Victor Stéphane Essaga : « L’Afrique centrale, théâtre principal des conflits pétroliers »
Directeur exécutif du Centre africain de recherche sur les politiques énergétiques et minières, basé en France. Représentant Afrique de l’Association internationale des négociateurs pétroliers.
Jeune Afrique : Existe-t-il une recrudescence des conflits entre États dus au pétrole ?
Victor Stéphane Essaga : Sur 1 200 km de frontières qui ont été la cause de conflits, 175 km l’ont été en raison du pétrole. Son caractère conflictogène est lié à l’intérêt grandissant pour des zones anciennement moins convoitées, la volonté légitime des États de conjurer la baisse de leur production (Gabon, Congo), de contenir la faiblesse des niveaux de production (Cameroun, Côte d’Ivoire, RD Congo), ou de consolider des positions de leader (Angola, Nigeria et Guinée équatoriale).
Quelles sont les grandes zones de conflits ?
L’Afrique centrale, précisément le croissant constitué par le golfe de Guinée, en est le théâtre principal. Du point de vue des ressources naturelles, elle est la région la plus riche et justifie sa place permanente de zone pétro-conflictuelle.

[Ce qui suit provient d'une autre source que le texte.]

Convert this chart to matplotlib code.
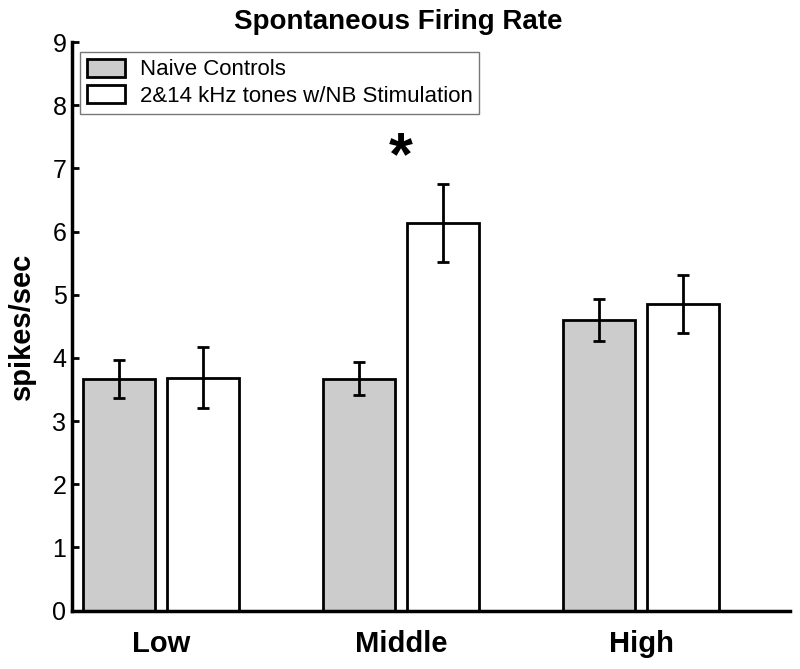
import numpy as np
import matplotlib
matplotlib.use("Agg")
import matplotlib.pyplot as plt

plt.rcParams['font.family'] = ['Liberation Sans', 'DejaVu Sans']

groups = ['Low', 'Middle', 'High']
series = ['Naive Controls', '2&14 kHz tones w/NB Stimulation']
naive = [3.66, 3.67, 4.60]
naive_err = [0.30, 0.26, 0.33]
stim = [3.69, 6.14, 4.85]
stim_err = [0.49, 0.62, 0.46]
colors = ['#cccccc', 'white']

x = np.arange(1, len(groups) + 1)
w = 0.3

fig = plt.figure(figsize=(8, 6.69), dpi=100)
ax = fig.add_axes([0.09, 0.0872, 0.8975, 0.8500])

ekw = dict(elinewidth=2, capthick=2, ecolor='black', capsize=4)
ax.bar(x - 0.175, naive, w, color=colors[0], edgecolor='black', linewidth=2,
       yerr=naive_err, error_kw=ekw, label=series[0], zorder=2)
ax.bar(x + 0.175, stim, w, color=colors[1], edgecolor='black', linewidth=2,
       yerr=stim_err, error_kw=ekw, label=series[1], zorder=2)

# significance marker
ax.text(2, 7.15, '*', ha='center', va='center', fontsize=44, fontweight='bold')

ax.set_xlim(0.63, 3.62)
ax.set_ylim(0, 9)
ax.set_yticks(range(10))
ax.set_xticks(x)
ax.set_xticklabels(groups, fontsize=21, fontweight='bold')
ax.tick_params(axis='x', length=0, pad=14)
ax.tick_params(axis='y', direction='in', length=5, width=2, labelsize=18, pad=4)
for s in ['top', 'right']:
    ax.spines[s].set_visible(False)
for s in ['left', 'bottom']:
    ax.spines[s].set_linewidth(2.5)

ax.set_ylabel('spikes/sec', fontsize=21, fontweight='bold', labelpad=12)
fig.text(0.4975, 0.967, 'Spontaneous Firing Rate', ha='center', va='center',
         fontsize=20, fontweight='bold')

leg = ax.legend(loc='upper left', bbox_to_anchor=(0.011, 0.982), fontsize=16,
                handlelength=1.75, handleheight=0.85, handletextpad=0.65,
                labelspacing=0.22, borderpad=0.3, borderaxespad=0,
                fancybox=False, framealpha=1)
leg.get_frame().set_edgecolor('#777777')
leg.get_frame().set_linewidth(1)
fr = leg.get_frame()

fig.savefig('out.png', dpi=100)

Comment régler ces litiges frontaliers ?
Leur résolution fait appel à des mécanismes de droit international classique pour tout litige interétatique et au pragmatisme géoéconomique. Au plan juridique, les mécanismes sont énumérés par l’article 33 de la Charte des Nations unies, qui cite d’abord la négociation entre États – peu fructueuse en Afrique. Ensuite, il y a la médiation, quasi systématique dans les pétroconflits africains. Et enfin, la conciliation, l’arbitrage international et la soumission du litige à la Cour de justice internationale. Ces mécanismes débouchent parfois sur l’établissement d’une zone de développement conjoint (Joint Development Zone, JDZ).
Quels en sont les avantages ?
Dans une logique de jeu « gagnant-gagnant », bien connue des économistes, les États décident souvent d’exploiter ensemble les ressources naturelles disponibles. Les exemples positifs africains sont la JDZ entre l’Angola et le Congo-Brazzaville en décembre 2001, et entre le Nigeria et São Tomé plus récemment. Finalement, ces conflits sont souvent l’occasion paradoxale de raffermir les liens de coopération indispensables entre les États. Les égoïsmes nationaux s’arrêtent devant les impératifs de production, d’exploitation et de jouissance de ces ressources.
Quel rôle jouent les sociétés pétrolières dans ces conflits territoriaux ?
Plus outillées que les États pour évaluer les ressources, elles sont presque toujours des vecteurs indirects, en tant que source d’information prospective et sur la rentabilité des champs explorés. C’est l’annonce de l’importante découverte du champ Dzata par Lukoil et Vanco dans le golfe de Guinée qui a déclenché l’incident diplomatique entre la Côte d’Ivoire et le Ghana.